In ’72, documentary filmmaker Les Blank was hired by blues/country/gospel singer/pianist Leon Russell to follow him on tour and make a movie about him. Blank followed him and filmed him, but the resulting movie, A Poem Is A Naked Person, finished in ’74, didn’t please Russell, and was never released (also a problem was getting clearances for the many, many songs in the movie). Blank showed it over the years, but only when he was himself present, somewhat like Robert Frank’s wild, never released Rolling Stones documentary (also shot in ’72), Cocksucker Blues.
But unlike Cocksucker Blues, there’s nothing potentially offensive or shocking about A Poem Is A Naked Person. Russell didn’t like it for reasons known only to Russell. Might be because it’s a Les Blank movie, which is to say it’s an odd bird.
There is no story being told in A Poem Is A Naked Person. Calling it a poem isn’t a bad description, though watching it I was put more in mind of a painting. It felt like watching a series of brush strokes, each laid down seperately, it was up to me to visualize as a single painting.
I’ve only ever seen one other Les Blank movie, Burden of Dreams, his documentary on the making of Werner Herzog’s Fitzcarraldo, and A Poem has a very similar, low-key vibe. The difference is that in Burden, Herzog is ever on hand to expound in the way Herzog expounds, giving the film a kind of backbone. A Poem doesn’t feature much in the way of talking, and no one expounds on anything, least of all Russell.
Blank seems as interested in the places Russell’s tour travels through as he is in Russell himself. Footage of random people in Oklahoma and other spots is interwoven with Russell performing onstage, recording in a studio, and otherwise hanging out. Very few people in the movie are identified by name, and those who are I’ve never heard of. Well, not everyone. I know who Willie Nelson and George Jones are, but as to Russell’s band members and various others in his entourage, including a philosophical painter, their names meant nothing.
Unlike standard and even non-standard docs made nowadays, A Poem offers no information, per se. No narration, no interviews, no explanations, no narrative. It is instead a collection of related images orbiting around one man, but often swirling far out and away from him.
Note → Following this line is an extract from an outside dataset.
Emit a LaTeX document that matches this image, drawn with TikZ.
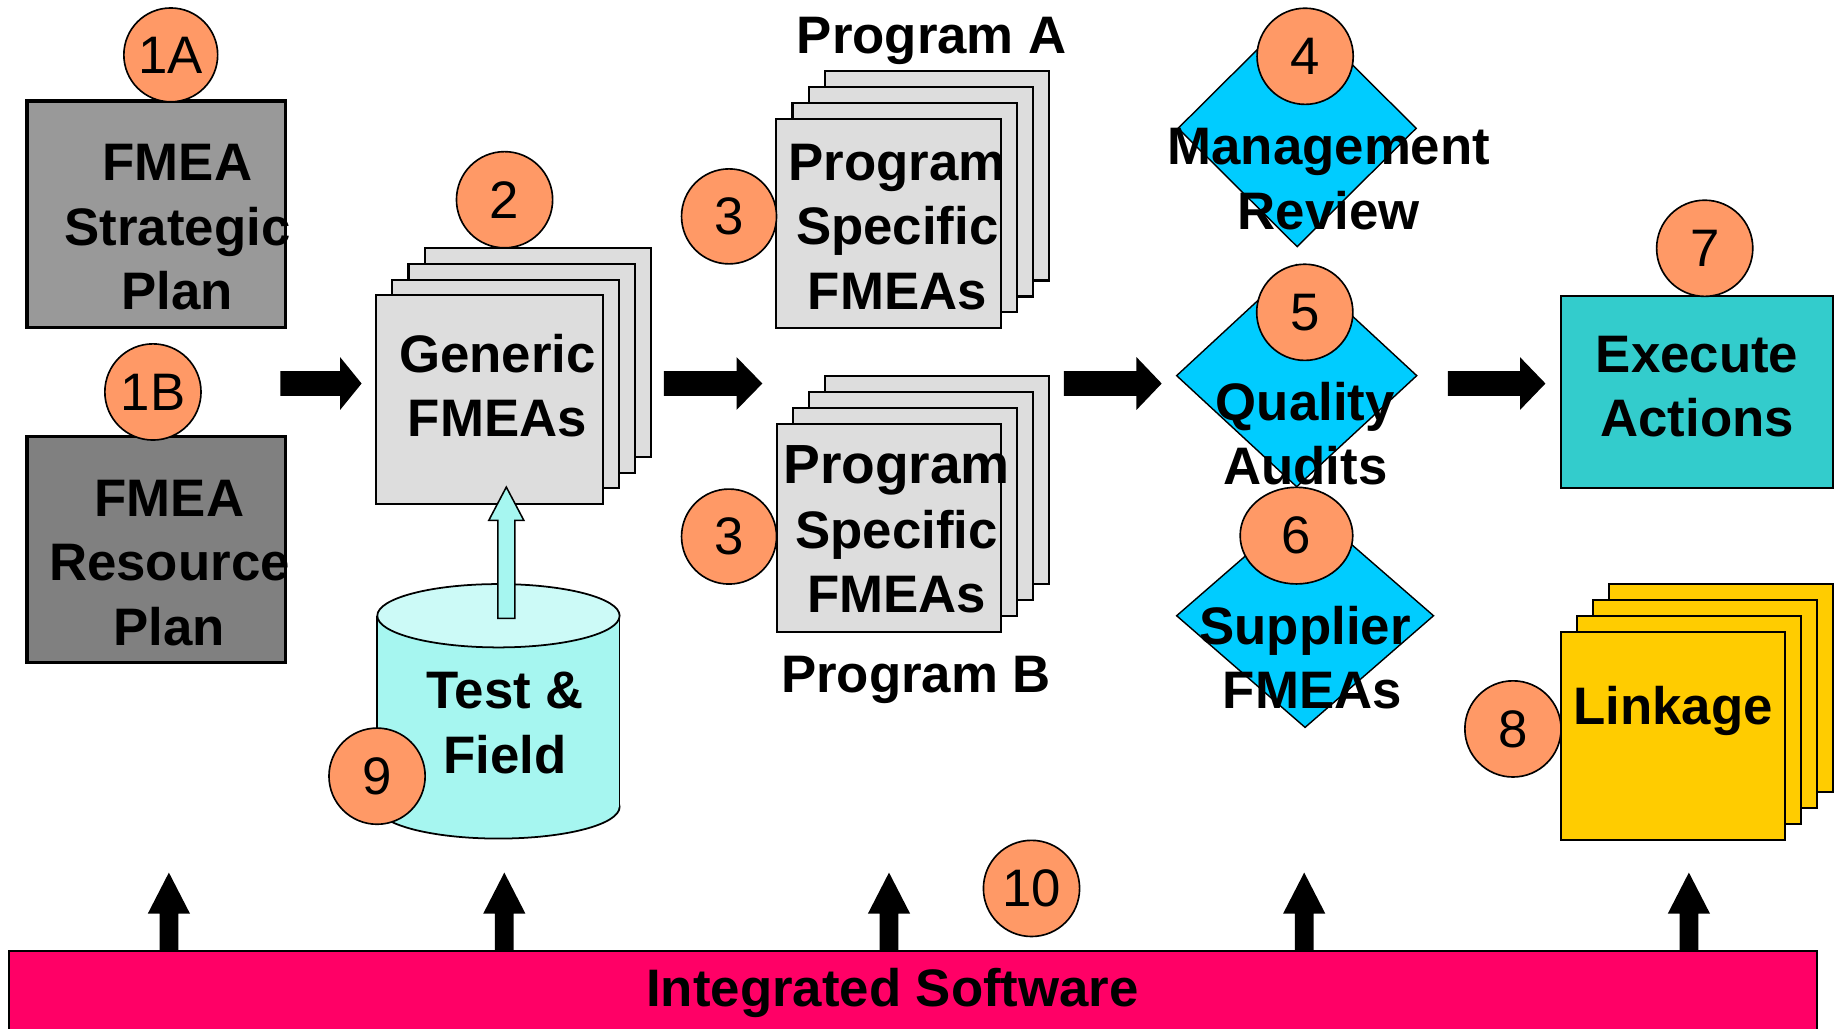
\documentclass[tikz,border=0pt]{standalone}
\usepackage{graphicx}
\usepackage{fontspec}
\setmainfont{Liberation Sans}
\usetikzlibrary{shapes.geometric,calc}
\definecolor{numfill}{HTML}{FF9966}
\definecolor{gray1}{HTML}{999999}
\definecolor{gray2}{HTML}{808080}
\definecolor{pagegray}{HTML}{DDDDDD}
\definecolor{cylbody}{HTML}{A6F6F0}
\definecolor{cyltop}{HTML}{CCFAF7}
\definecolor{dia}{HTML}{00CCFF}
\definecolor{execfill}{HTML}{33CCCC}
\definecolor{linkfill}{HTML}{FFCC00}
\definecolor{barfill}{HTML}{FF0066}
\newcommand\lblfont{\bfseries\fontsize{45}{55}\selectfont}
\newcommand\numfont{\fontsize{45}{55}\selectfont}
\newcommand\pagestack[8]{%
  \foreach \k in {3,2,1} {\node[pg, fill=#8, minimum width=#4, minimum height=#5] (#1b\k) at ({#2+\k*#6},{#3+\k*#7}) {};}
  \node[pg, fill=#8, minimum width=#4, minimum height=#5] (#1) at (#2,#3) {};}
\newcommand\rblock[3]{%
  \fill[black] let \p1=(#1), \p2=(#2) in
    (\x1,\y1+10.5pt) -- (\x2-#3pt,\y1+10.5pt) -- (\x2-#3pt,\y1+22.5pt) -- (\x2,\y1)
    -- (\x2-#3pt,\y1-22.5pt) -- (\x2-#3pt,\y1-10.5pt) -- (\x1,\y1-10.5pt) -- cycle;}
\newcommand\ublock[2]{%
  \fill[black] let \p1=(#1), \p2=(#2) in
    (\x1-8pt,\y1) -- (\x1-8pt,\y2-35pt) -- (\x1-18pt,\y2-35pt) -- (\x1,\y2)
    -- (\x1+18pt,\y2-35pt) -- (\x1+8pt,\y2-35pt) -- (\x1+8pt,\y1) -- cycle;}
\begin{document}
\begin{tikzpicture}[x=1pt,y=-1pt,
  numc/.style={circle, draw=black, line width=1.4, fill=numfill, inner sep=0, outer sep=0, font=\numfont},
  lbl/.style={font=\lblfont, align=center, inner sep=0, outer sep=0},
  pg/.style={rectangle, draw=black, line width=1.8, inner sep=0, outer sep=0},
  plan/.style={rectangle, draw=black, line width=2.8, inner sep=0, outer sep=0},
  dmd/.style={diamond, draw=black, line width=1.2, fill=dia, inner sep=0, outer sep=0}]
\useasboundingbox (0,0) rectangle (1568,877);

% plans
\node[plan, fill=gray1, minimum width=220.7, minimum height=193.3] (sp) at (133.25,182.75) {};
\node[plan, fill=gray2, minimum width=220.7, minimum height=192.7] (rp) at (133.25,468.65) {};

% stacks
\pagestack{gen}{417.45}{340.8}{193.1}{178}{13.7}{-13.4}{pagegray}
\pagestack{pa}{757.75}{190.85}{191.5}{178.3}{13.7}{-13.6}{pagegray}
\pagestack{pb}{757.85}{450.05}{191.3}{177.1}{13.7}{-13.6}{pagegray}
\pagestack{lk}{1426.5}{627.35}{191}{177.3}{13.7}{-13.6}{linkfill}

% cylinder
\filldraw[fill=cylbody, draw=black, line width=1.5] (425,688) ellipse [x radius=103.3, y radius=27];
\fill[cylbody] (321.7,525) rectangle (528.3,688);
\draw[line width=1.5] (321.7,525) -- (321.7,688) (528.3,525) -- (528.3,688);
\filldraw[fill=cyltop, draw=black, line width=1.5] (425,525) ellipse [x radius=103.3, y radius=27];
\coordinate (lfs) at (431.7,527.2);
\coordinate (lfe) at (431.7,415.3);
\filldraw[fill=cylbody, draw=black, line width=1.3] let \p1=(lfs), \p2=(lfe) in
  (\x1-7.2pt,\y1) -- (\x1-7.2pt,\y2-28.3pt) -- (\x1-14.9pt,\y2-28.3pt) -- (\x1,\y2)
  -- (\x1+14.9pt,\y2-28.3pt) -- (\x1+7.2pt,\y2-28.3pt) -- (\x1+7.2pt,\y1) -- cycle;

% diamonds
\node[dmd, minimum width=203, minimum height=201.8] (d4) at (1106,109.4) {};
\node[dmd, minimum width=204.7, minimum height=189.4] (d5) at (1105.6,320.3) {};
\node[dmd, minimum width=219, minimum height=190.4] (d6) at (1112.75,525) {};

% execute
\node[pg, fill=execfill, minimum width=232.2, minimum height=163.5] (ex) at (1446.9,334.25) {};

% bar
\node[pg, fill=barfill, minimum width=1541, minimum height=69] (bar) at (778.5,845.5) {};

% right block arrows
\coordinate (r1s) at (239,327);   \coordinate (r1e) at (308.3,327);
\coordinate (r2s) at (566,327);   \coordinate (r2e) at (650,327);
\coordinate (r3s) at (907,327);   \coordinate (r3e) at (990.5,327);
\coordinate (r4s) at (1234.6,327);\coordinate (r4e) at (1317.7,327);
\rblock{r1s}{r1e}{18.3}
\rblock{r2s}{r2e}{22}
\rblock{r3s}{r3e}{21.5}
\rblock{r4s}{r4e}{21.7}

% up arrows from bar
\foreach \i/\xx in {1/144,2/430,3/758,4/1112,5/1440} {
  \coordinate (u\i s) at (\xx,811);
  \coordinate (u\i e) at (\xx,744);
  \ublock{u\i s}{u\i e}
}

% number circles
\node[numc, minimum size=80] (n1a) at (145.6,46.8) {1A};
\node[numc, minimum size=82] (n1b) at (130.4,334.2) {1B};
\node[numc, minimum size=82] (n2) at (430.2,170.3) {2};
\node[numc, minimum size=81] (n3a) at (621.6,184.5) {3};
\node[numc, minimum size=81] (n3b) at (621.6,457.5) {3};
\node[numc, minimum size=82] (n4) at (1112.8,48) {4};
\node[numc, minimum size=82] (n5) at (1112.5,266.3) {5};
\node[numc, ellipse, minimum width=96, minimum height=82.4] (n6) at (1105.4,456.7) {6};
\node[numc, minimum size=82] (n7) at (1453.5,211.7) {7};
\node[numc, minimum size=82] (n8) at (1290,621.5) {8};
\node[numc, minimum size=82] (n9) at (321.5,661.8) {9};
\node[numc, minimum size=82] (n10) at (879.5,757.5) {10};

% labels
\node[lbl] (t1a) at (151.3,194) {FMEA\\Strategic\\Plan};
\node[lbl] (t1b) at (144.5,480) {FMEA\\Resource\\Plan};
\node[lbl] (tgen) at (424,329) {Generic\\FMEAs};
\node[lbl] (tpa) at (765,193.5) {Program\\Specific\\FMEAs};
\node[lbl] (tpb) at (764.5,451.4) {\scalebox{1.045}{Program}\\Specific\\FMEAs};
\node[lbl, anchor=base] (lpa) at (794.4,46) {Program A};
\node[lbl, anchor=base] (lpb) at (781,590.3) {Program B};
\node[lbl] (tmr) at (1133,152.5) {Management\\Review};
\node[lbl] (tqa) at (1113,369.7) {Quality\\Audits};
\node[lbl] (tsf) at (1112.7,560.9) {Supplier\\\hspace*{12.6pt}FMEAs};
\node[lbl] (tex) at (1447,329.5) {Execute\\Actions};
\node[lbl, anchor=base] (tlk) at (1426.5,617.5) {Linkage};
\node[lbl] (ttf) at (430.7,616.4) {Test \&\\Field};
\node[lbl, anchor=base] (tis) at (761,858.5) {Integrated Software};
\end{tikzpicture}
\end{document}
Leon Russell was at the height of his fame during this tour. In the ‘60s he’d been a member of The Wrecking Crew, the group of studio musicians who played on almost every hit song from that decade (about which a recent doc was made, in which Russell is interviewed), and he’d go on to play with Bob Dylan, The Rolling Stones, and damn near everyone else throughout the ‘70s. Also beginning in the ‘70s, he embarked on a solo career. It never reached the highest of heights. He had a loyal audience, but never quite broke through to mainstream success.
None of this info, by the way, is in the movie. I just read up a bit on Russell to recall the details. The Russell in the movie is long-haired, bearded, ever-sweaty, not especially chatty, and as a performer incredibly powerful. His voice is a bluesy/gospel growl. The scenes of him on stage and in the studio are predictably the best parts of the movie. As for the rest of the movie, those parts are interesting too, but I don’t know if I can tell you why. They add up to something, anyway. I suppose it’s every viewer’s job to decide what that something is.
The picture Blank paints feels like a moment in time. He creates a sense of place, even if the movie covers a fair amount of ground, a sense of people, a sense of experience, a sense of music, but I don’t know that he creates the sense of a touring rock and roll band. The movie doesn’t feel like a journey. It’s a single, expanded moment. It pulls you in, but once there, you’re free to wander around as you please.
A Poem Is A Naked Person opens Friday, July 10 in the S.F. Bay Area, and other places too, on, before and after that date. Keep an eye out.